Races in this edition are still the usual suspects of Elf, Dwarf, Halfling, and Human; but there are also a set of "less common" races that are optional to use. They include Half-Elf, Drow, Dragonborn, Half-Orc, Gnome, Kender, Tiefling, and Warforged. The first question that pops into some people's heads is "which one has the best natural ability?" Well I'm pleased to say that each race comes with some pretty nifty abilities and none seem to be better/worse than another. I want to make specific mention of the abilities of Humans. For the first time, in my experience anyway, humans have been given a proper racial improvement. In D&D Next they are allowed to increase all of their ability scores by 1 point. This reflects the adaptable and varied nature of human life and gives them a huge boost that balances out the abilities of the other races. In short, playing a human is no longer a liability and that makes them fun to play. I also wish to mention that I have not yet discovered any of the racial abilities that can stack with other abilities and allow players to min/max. I'm sure that they exist, but so far I think the creative Next team have really eliminated as many of them as they were able.
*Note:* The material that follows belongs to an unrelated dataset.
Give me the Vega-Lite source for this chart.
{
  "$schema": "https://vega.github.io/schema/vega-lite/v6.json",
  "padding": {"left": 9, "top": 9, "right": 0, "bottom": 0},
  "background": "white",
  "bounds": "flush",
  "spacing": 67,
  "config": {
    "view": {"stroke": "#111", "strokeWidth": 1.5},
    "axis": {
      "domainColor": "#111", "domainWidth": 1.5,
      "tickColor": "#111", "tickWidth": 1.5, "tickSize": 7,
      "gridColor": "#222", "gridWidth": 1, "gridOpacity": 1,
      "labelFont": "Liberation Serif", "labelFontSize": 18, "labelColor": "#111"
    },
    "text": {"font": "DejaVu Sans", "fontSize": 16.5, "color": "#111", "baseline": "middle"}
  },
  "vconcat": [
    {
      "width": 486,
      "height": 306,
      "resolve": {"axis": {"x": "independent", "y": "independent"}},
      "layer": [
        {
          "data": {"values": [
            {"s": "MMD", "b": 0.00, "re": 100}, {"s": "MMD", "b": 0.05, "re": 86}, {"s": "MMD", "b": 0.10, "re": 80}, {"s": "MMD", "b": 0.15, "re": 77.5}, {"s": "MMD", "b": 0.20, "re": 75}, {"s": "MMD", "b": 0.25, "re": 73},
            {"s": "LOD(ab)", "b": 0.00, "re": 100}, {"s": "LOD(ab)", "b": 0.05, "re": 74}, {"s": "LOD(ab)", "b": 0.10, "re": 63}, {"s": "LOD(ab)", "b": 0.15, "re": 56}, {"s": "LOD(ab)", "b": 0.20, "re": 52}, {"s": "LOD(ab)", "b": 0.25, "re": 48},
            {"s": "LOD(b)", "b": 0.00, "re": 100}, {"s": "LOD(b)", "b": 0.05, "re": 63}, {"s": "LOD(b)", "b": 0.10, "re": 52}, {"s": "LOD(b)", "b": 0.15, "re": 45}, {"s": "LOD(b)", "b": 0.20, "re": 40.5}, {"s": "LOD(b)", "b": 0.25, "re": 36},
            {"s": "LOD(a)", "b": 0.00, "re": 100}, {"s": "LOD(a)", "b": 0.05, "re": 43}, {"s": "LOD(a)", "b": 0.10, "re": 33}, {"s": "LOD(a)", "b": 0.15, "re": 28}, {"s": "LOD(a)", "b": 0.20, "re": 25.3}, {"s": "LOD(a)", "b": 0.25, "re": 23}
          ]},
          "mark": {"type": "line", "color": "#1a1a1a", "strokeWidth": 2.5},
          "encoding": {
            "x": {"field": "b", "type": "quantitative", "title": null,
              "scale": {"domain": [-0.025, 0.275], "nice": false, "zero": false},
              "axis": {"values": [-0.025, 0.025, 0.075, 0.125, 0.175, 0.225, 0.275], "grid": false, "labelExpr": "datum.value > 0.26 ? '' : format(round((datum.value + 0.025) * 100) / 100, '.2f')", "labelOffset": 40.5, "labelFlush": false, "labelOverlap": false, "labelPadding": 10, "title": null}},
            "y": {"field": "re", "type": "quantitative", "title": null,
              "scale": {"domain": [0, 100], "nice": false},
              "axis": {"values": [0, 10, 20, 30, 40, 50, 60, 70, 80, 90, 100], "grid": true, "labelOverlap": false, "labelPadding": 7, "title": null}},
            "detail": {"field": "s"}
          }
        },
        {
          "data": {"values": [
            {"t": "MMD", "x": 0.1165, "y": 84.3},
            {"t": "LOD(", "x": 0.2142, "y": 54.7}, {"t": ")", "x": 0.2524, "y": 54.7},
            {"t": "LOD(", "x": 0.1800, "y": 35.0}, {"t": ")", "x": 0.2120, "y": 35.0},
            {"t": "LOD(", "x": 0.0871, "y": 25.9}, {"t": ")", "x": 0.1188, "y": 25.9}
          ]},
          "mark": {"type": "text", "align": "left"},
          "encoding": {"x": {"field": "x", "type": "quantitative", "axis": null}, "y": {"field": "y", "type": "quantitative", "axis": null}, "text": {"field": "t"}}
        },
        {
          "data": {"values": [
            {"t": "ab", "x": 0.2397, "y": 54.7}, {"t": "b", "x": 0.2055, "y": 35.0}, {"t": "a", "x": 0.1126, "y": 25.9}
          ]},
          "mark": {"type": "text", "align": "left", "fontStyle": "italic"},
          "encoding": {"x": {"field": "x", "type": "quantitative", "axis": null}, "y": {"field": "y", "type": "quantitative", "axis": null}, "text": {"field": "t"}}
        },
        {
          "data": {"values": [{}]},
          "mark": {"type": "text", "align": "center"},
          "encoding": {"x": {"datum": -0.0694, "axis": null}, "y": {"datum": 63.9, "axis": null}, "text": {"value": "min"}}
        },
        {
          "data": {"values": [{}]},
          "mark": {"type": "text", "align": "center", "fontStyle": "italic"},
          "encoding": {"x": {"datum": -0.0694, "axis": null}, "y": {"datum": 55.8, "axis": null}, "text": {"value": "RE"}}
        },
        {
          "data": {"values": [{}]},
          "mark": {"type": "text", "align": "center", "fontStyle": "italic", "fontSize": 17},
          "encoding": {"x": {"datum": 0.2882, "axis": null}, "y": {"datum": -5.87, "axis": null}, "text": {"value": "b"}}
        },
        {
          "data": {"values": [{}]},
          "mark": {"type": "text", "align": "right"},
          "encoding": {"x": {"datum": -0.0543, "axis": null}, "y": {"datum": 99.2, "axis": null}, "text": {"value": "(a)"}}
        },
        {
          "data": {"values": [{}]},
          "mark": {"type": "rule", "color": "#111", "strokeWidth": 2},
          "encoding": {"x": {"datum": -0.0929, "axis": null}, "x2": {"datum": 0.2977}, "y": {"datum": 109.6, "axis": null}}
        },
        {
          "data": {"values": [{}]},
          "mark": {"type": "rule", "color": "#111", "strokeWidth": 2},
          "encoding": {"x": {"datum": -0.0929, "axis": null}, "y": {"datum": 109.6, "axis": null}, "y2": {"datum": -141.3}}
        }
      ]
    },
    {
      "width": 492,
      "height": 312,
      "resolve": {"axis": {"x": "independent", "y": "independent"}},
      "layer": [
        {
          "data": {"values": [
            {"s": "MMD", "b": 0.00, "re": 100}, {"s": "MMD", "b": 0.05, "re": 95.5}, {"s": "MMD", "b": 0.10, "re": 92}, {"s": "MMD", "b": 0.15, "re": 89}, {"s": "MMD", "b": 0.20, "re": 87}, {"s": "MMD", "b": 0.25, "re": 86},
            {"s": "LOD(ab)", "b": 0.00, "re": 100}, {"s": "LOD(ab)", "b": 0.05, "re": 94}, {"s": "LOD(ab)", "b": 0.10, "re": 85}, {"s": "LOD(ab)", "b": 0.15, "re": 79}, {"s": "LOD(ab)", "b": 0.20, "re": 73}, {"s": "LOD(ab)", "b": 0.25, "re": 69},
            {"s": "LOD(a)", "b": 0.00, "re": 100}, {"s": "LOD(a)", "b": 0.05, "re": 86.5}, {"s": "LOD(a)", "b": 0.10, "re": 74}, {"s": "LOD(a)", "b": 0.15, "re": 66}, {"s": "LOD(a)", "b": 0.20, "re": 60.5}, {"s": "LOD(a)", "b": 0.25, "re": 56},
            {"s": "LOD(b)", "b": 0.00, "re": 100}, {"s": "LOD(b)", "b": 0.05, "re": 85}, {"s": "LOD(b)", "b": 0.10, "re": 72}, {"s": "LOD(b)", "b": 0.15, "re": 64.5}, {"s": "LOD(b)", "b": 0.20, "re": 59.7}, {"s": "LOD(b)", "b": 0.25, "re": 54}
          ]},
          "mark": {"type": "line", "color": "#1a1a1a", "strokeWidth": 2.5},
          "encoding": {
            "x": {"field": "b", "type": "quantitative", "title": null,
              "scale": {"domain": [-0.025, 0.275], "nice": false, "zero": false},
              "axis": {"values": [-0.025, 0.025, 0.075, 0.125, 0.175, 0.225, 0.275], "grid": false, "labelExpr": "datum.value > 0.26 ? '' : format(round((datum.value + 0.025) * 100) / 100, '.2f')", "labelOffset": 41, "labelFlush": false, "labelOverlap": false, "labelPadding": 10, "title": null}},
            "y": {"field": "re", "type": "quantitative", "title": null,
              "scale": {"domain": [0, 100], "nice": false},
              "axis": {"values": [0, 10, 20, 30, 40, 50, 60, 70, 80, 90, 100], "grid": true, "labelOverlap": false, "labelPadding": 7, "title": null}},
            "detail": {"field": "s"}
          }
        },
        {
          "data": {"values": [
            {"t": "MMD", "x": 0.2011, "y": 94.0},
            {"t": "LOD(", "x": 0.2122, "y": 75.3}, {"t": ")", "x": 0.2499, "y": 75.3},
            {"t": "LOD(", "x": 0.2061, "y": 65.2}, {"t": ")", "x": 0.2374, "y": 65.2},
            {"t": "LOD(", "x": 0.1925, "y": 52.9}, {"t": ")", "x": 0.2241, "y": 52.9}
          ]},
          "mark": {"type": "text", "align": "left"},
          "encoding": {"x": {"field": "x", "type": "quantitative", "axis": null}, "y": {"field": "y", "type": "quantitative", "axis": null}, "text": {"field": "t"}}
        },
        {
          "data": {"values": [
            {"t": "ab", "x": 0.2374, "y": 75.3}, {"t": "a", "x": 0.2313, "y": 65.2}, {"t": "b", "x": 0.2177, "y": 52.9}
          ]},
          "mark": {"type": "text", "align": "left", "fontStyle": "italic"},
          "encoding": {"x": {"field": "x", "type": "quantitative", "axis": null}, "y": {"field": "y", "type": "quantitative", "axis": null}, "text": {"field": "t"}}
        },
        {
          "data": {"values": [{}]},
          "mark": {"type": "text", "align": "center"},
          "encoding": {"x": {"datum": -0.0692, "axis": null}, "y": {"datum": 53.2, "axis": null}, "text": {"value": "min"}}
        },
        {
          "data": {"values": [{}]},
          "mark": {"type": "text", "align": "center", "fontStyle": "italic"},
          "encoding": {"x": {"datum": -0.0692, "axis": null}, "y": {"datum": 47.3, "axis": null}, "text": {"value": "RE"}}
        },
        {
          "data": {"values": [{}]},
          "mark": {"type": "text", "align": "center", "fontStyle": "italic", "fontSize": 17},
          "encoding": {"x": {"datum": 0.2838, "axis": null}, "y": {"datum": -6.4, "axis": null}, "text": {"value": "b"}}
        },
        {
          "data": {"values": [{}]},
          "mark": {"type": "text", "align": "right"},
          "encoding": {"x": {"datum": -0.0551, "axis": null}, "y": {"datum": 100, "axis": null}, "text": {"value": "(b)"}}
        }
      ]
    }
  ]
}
Classes are another kettle of fish. Back on the menu are the standard classes of Fighter, Rogue, Mage, Cleric, Druid, Ranger, Paladin, and Bard. However, along for the ride are two of the fringe classes now made mainstream, Barbarian and Monk. First of all I will admit that despite some efforts some classes do seem to have advantages over others. But I would also like to point out that many of those advantages have been balanced out by some glaring disadvantages in other areas. For example, the Monk class has always been a bit over powered in its offensive power and this edition is no exception. However, the flipside of this advantage is poor armor class and fewer ways for the Monk to defend him/herself. Another example would be the Mage class. Mages, along with most spell casters in this edition, are now able to tap into "cantrip spells". These are small-time spells that do little, but can be used as many times as needed. The trade-off presents itself as fewer "memorized" spells per day. Therefore spells are more plentiful on the whole but not nearly as potent. Similar changes have taken place with every class and many of the "unfair bonuses" have been culled out over the long playtest. The result is as even a playing field as I have ever experienced. That being said, the Barbarians, Monks, and higher level Mages still have a slight edge in combat over the other classes. I'm also pleased to report that Rogues and Bards can be very nasty when played correctly and that's exactly the way I like them.
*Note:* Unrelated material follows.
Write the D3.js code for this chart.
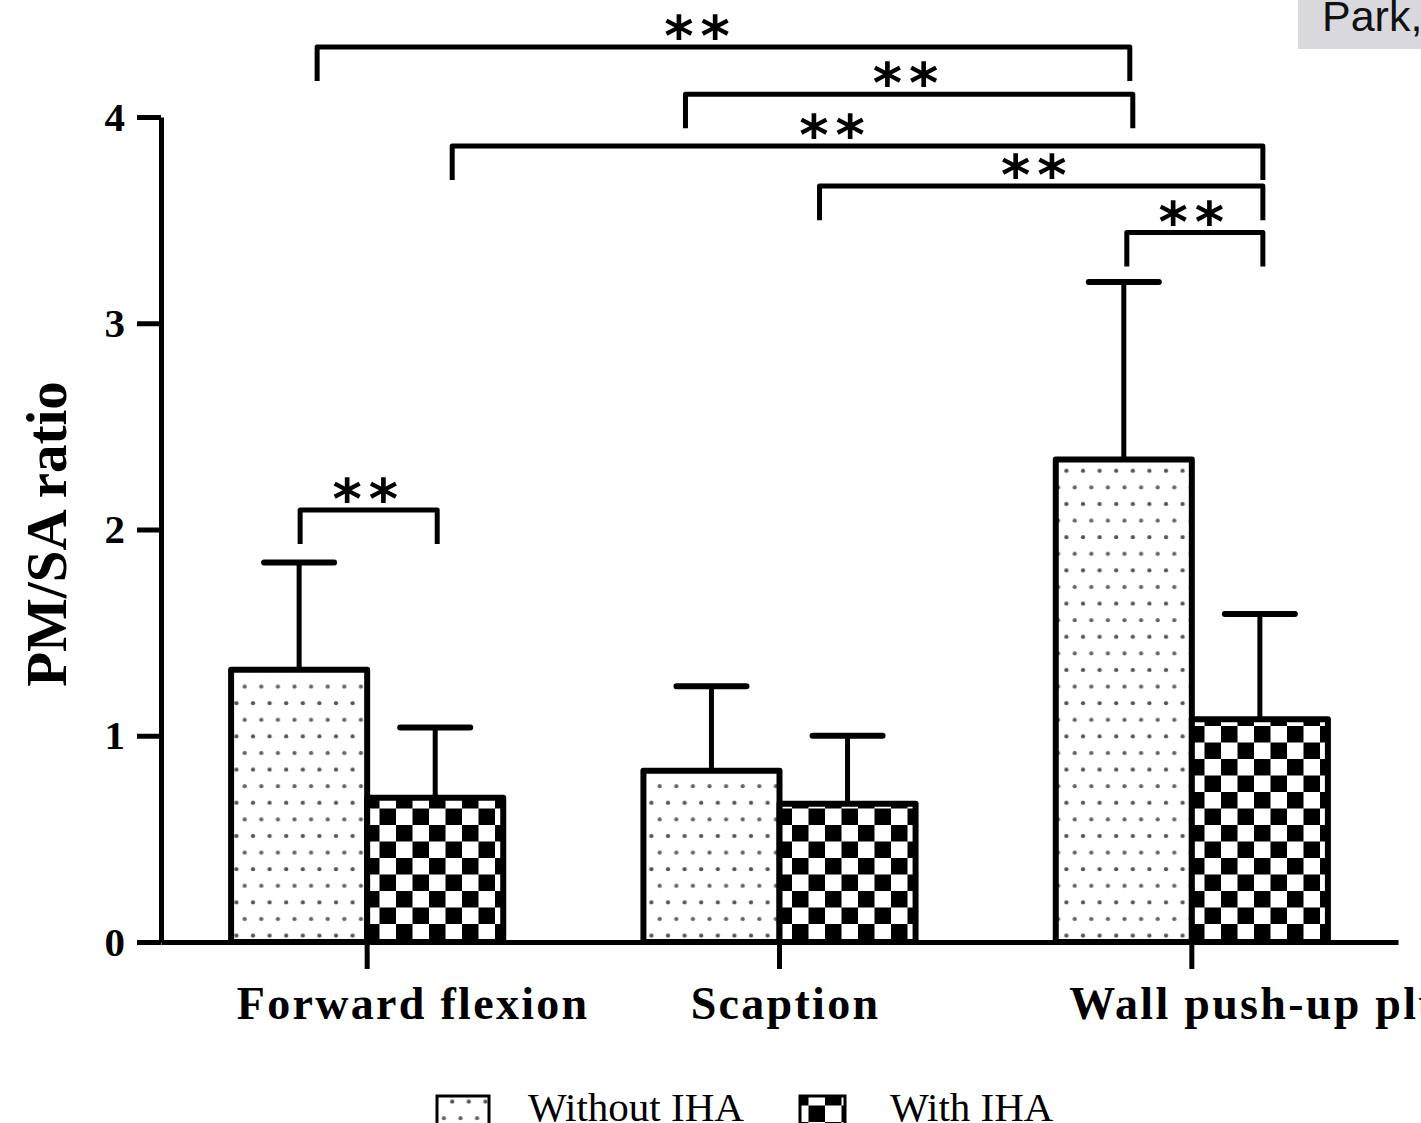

Finally, let us look at Alignment, and here we find that 2nd Edition is alive and well. Lawful, Good, Neutral, Chaotic, and Evil are all back and in their original combinations. How you wish to put them together is between you, your character, and your DM. For the most part, once selected at the beginning of a campaign, your character's alignment does not change unless something catastrophic happens to you. It is also possible to change your alignment via magical means but most of these changes are only temporary. Interestingly, D&D Next does allow for an optional system, called the Interaction System, to change your feelings/attitudes towards certain PCs or NPCs over the course of a few sessions. For example, under the old rules, it would be almost impossible for a Lawful Good character and a Neutral Evil character to get along. However, using the interaction system, these characters can slowly build a relationship especially when their goals happen to coincide. Although I haven't incorporated this system into any of my games at this time, it's something I want to test out in the future.